[Record set]:
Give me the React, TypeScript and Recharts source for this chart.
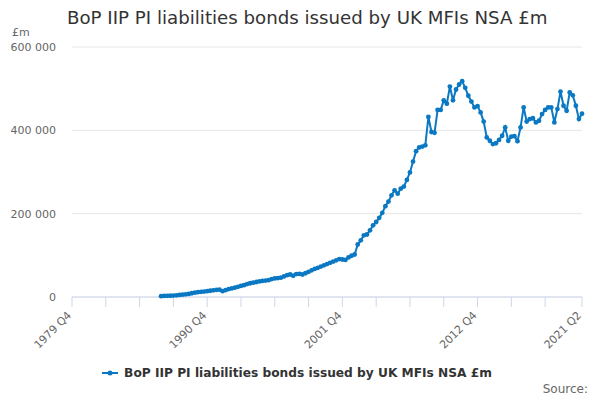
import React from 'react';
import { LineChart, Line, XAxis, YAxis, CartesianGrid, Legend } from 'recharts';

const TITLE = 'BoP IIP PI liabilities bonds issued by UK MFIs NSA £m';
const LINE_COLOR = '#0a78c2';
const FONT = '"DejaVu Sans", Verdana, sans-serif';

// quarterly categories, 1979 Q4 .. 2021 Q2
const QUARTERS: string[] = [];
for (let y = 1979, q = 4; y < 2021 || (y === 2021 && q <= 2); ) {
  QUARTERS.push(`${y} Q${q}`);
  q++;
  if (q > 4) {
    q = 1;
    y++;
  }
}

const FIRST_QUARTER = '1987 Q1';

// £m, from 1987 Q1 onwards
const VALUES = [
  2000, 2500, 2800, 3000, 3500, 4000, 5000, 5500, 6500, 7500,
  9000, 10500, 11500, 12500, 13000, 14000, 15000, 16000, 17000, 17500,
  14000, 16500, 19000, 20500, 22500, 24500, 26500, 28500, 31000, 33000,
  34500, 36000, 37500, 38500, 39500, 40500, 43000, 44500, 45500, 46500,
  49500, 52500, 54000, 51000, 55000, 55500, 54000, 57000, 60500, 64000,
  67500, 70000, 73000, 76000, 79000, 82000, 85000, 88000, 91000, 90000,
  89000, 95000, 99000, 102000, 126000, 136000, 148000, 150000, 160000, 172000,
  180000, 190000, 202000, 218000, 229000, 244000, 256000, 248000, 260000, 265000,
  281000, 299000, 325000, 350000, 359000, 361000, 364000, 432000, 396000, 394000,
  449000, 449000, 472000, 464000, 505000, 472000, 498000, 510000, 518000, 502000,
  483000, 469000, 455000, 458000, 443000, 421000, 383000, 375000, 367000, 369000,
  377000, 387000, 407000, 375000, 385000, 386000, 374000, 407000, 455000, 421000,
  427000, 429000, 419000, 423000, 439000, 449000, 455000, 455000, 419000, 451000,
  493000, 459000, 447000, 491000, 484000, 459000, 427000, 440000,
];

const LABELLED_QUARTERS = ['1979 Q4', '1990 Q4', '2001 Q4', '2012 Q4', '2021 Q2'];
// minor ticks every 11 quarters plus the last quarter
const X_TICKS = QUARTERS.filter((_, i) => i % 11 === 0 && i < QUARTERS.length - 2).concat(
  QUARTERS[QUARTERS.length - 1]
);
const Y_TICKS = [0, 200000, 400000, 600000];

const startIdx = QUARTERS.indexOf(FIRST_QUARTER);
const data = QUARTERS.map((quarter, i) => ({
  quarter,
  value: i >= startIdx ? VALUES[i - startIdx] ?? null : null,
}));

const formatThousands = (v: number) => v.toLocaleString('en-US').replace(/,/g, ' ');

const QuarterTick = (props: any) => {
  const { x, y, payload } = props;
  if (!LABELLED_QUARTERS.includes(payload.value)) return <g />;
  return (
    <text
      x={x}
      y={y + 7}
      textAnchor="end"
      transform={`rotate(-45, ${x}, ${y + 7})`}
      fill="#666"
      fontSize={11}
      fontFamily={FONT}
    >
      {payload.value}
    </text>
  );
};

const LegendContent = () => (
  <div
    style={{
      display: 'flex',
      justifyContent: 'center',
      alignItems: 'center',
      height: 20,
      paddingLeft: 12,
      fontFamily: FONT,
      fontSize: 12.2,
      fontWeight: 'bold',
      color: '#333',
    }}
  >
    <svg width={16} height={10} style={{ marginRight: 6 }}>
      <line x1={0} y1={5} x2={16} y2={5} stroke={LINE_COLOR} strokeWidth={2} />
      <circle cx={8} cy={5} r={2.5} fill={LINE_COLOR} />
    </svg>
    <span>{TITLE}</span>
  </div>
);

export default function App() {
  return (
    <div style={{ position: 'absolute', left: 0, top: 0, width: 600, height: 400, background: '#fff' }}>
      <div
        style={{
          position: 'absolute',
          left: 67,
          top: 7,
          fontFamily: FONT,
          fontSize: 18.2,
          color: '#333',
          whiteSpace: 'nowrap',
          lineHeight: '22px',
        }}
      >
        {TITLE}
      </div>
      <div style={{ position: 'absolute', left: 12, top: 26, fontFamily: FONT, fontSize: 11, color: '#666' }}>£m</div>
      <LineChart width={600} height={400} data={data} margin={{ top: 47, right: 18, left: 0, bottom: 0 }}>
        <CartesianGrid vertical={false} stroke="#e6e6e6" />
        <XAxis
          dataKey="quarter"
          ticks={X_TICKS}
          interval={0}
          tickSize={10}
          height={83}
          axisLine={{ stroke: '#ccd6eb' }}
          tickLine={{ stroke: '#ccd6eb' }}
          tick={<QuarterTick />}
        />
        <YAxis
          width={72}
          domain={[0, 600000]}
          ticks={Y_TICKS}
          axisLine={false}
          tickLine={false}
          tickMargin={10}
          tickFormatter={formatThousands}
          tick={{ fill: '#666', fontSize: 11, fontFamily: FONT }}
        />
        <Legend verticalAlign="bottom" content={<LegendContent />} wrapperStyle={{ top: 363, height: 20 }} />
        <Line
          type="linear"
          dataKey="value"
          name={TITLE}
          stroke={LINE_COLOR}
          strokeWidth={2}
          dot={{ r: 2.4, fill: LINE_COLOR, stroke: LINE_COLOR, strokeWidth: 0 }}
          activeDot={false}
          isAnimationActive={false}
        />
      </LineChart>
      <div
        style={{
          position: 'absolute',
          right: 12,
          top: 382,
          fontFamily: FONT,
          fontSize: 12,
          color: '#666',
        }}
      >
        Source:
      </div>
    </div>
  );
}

---

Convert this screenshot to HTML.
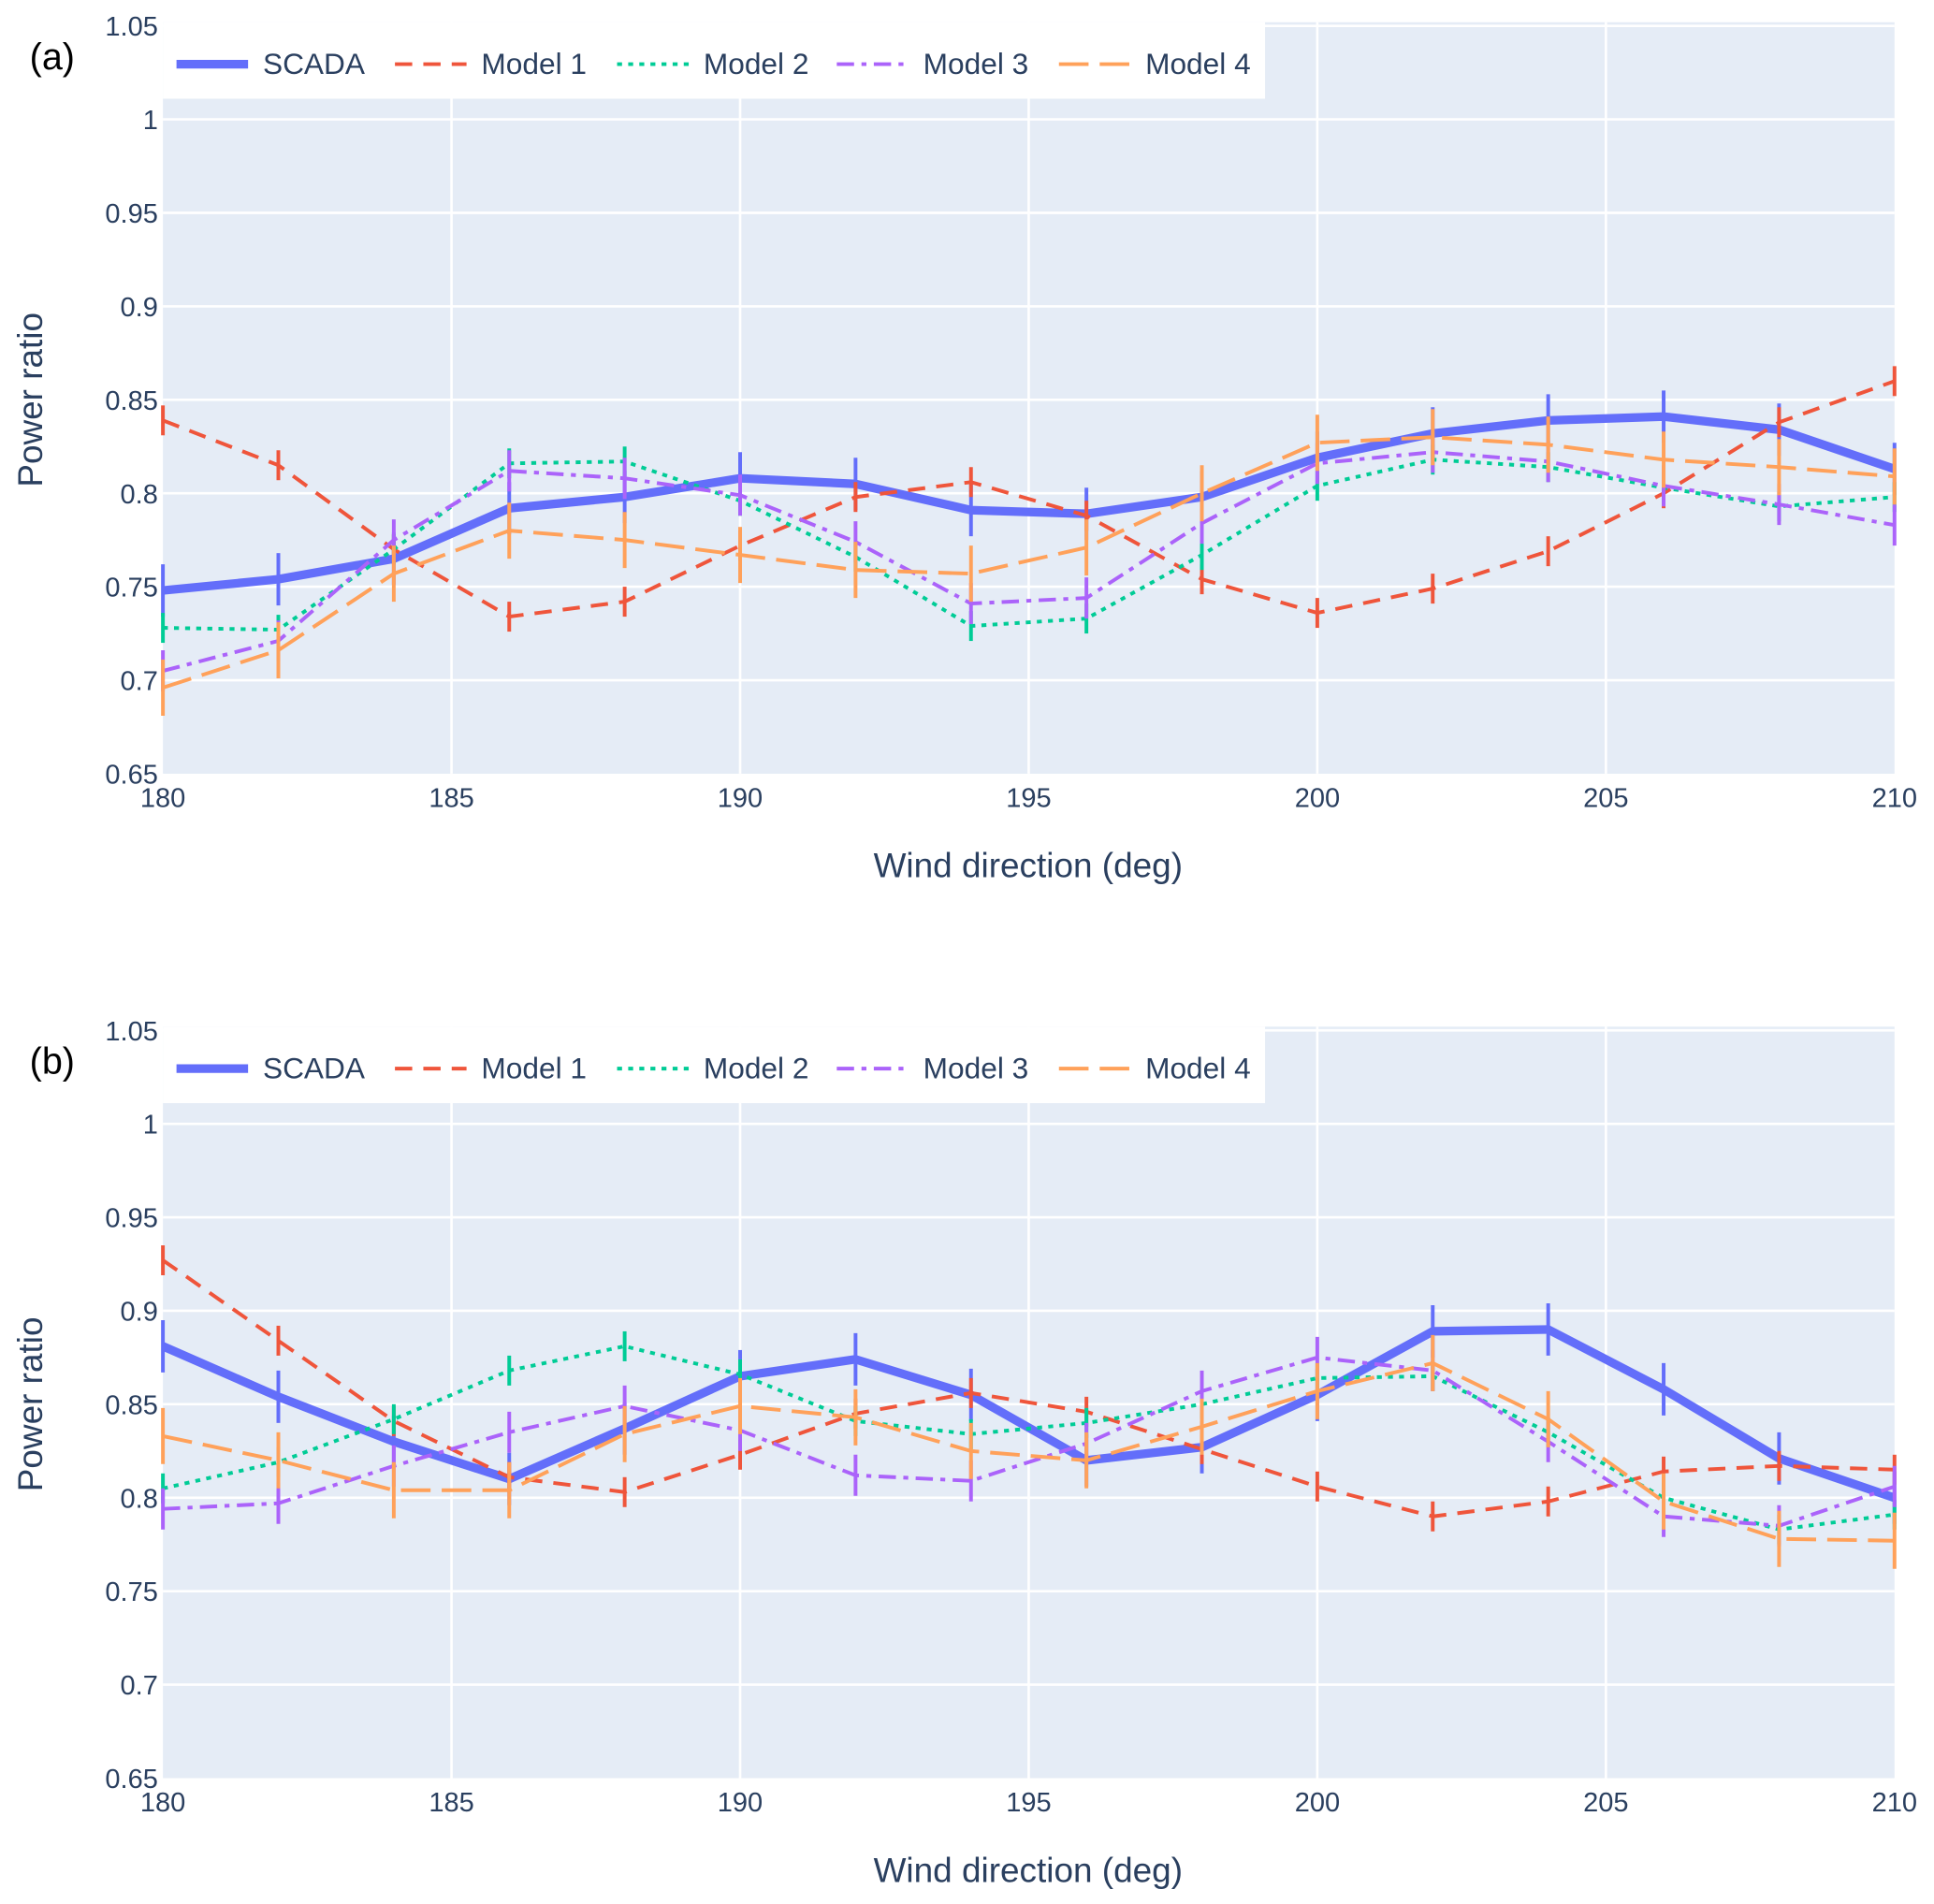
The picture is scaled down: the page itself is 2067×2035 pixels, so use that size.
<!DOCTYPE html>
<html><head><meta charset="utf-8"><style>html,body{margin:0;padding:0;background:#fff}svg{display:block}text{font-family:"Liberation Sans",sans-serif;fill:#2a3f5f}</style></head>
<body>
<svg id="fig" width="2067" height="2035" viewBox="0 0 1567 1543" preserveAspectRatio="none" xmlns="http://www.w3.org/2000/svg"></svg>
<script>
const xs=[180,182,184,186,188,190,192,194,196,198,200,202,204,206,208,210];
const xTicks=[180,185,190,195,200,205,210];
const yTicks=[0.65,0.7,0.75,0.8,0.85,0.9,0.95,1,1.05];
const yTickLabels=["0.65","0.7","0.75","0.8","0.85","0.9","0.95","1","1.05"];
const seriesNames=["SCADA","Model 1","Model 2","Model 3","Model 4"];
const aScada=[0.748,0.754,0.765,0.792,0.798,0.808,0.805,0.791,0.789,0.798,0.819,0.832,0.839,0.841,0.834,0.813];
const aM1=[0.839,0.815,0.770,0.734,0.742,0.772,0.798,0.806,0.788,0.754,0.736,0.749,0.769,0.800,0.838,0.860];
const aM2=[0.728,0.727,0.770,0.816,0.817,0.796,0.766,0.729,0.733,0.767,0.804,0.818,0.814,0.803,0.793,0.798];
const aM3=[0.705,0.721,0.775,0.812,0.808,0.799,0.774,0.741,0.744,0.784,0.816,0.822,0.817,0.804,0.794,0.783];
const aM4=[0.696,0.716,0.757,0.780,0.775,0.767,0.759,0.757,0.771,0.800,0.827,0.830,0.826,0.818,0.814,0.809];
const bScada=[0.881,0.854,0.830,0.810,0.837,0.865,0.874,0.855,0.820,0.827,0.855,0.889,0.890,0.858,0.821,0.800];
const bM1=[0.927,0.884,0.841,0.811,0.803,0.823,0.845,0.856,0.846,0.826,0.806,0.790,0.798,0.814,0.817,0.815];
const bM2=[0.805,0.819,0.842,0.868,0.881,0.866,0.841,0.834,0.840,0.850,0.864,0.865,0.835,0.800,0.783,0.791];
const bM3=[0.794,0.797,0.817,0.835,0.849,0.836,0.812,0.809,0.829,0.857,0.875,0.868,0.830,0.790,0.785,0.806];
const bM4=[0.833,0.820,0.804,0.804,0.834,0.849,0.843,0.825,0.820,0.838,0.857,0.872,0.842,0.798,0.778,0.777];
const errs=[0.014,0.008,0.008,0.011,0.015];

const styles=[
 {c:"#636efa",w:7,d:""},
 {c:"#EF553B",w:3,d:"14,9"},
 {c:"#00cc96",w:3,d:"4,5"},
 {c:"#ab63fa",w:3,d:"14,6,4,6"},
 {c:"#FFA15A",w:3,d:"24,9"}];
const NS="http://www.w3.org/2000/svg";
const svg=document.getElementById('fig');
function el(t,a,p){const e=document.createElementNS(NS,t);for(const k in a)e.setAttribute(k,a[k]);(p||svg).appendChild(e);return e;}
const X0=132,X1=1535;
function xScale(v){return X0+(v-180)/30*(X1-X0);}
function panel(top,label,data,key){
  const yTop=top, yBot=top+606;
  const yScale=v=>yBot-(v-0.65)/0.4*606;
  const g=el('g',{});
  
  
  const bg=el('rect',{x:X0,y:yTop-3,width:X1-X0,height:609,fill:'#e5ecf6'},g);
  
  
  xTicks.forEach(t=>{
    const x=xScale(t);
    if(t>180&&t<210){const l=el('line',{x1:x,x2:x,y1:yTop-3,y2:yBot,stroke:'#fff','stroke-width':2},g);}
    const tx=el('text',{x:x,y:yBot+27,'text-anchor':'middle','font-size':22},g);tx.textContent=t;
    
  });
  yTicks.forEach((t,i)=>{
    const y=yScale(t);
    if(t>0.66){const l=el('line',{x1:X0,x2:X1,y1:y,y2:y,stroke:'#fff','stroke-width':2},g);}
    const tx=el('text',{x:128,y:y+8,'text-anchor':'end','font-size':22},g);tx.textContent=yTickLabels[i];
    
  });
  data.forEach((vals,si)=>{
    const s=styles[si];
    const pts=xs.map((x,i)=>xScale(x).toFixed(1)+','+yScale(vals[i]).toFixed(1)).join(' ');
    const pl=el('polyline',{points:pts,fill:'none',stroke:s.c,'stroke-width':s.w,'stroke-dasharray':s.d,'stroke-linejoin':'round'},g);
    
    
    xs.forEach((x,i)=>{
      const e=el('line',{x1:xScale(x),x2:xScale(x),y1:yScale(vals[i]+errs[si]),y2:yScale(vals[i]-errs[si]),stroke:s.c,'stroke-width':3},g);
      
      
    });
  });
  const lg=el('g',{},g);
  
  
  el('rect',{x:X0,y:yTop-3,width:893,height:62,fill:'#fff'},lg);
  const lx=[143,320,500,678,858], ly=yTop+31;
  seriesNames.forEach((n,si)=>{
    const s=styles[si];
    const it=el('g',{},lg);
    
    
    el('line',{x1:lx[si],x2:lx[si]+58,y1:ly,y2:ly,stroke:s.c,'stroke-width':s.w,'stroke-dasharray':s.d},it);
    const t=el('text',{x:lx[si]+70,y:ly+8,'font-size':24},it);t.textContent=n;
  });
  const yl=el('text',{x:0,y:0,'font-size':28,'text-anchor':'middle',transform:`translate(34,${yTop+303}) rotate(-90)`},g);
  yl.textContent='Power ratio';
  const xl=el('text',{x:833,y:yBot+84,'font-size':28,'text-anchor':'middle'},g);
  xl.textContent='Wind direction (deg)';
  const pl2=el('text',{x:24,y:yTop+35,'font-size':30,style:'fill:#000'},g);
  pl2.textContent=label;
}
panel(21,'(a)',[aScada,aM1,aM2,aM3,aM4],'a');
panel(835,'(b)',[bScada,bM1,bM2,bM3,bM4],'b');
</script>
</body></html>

[Aim]:
Using the entries above, transcribe every line from the line containing "Give me the" through the line containing "const FIRST_QUARTER = '1987 Q1';". Do not copy pictures.

[Problem solution]:
Give me the React, TypeScript and Recharts source for this chart.
import React from 'react';
import { LineChart, Line, XAxis, YAxis, CartesianGrid, Legend } from 'recharts';

const TITLE = 'BoP IIP PI liabilities bonds issued by UK MFIs NSA £m';
const LINE_COLOR = '#0a78c2';
const FONT = '"DejaVu Sans", Verdana, sans-serif';

// quarterly categories, 1979 Q4 .. 2021 Q2
const QUARTERS: string[] = [];
for (let y = 1979, q = 4; y < 2021 || (y === 2021 && q <= 2); ) {
  QUARTERS.push(`${y} Q${q}`);
  q++;
  if (q > 4) {
    q = 1;
    y++;
  }
}

const FIRST_QUARTER = '1987 Q1';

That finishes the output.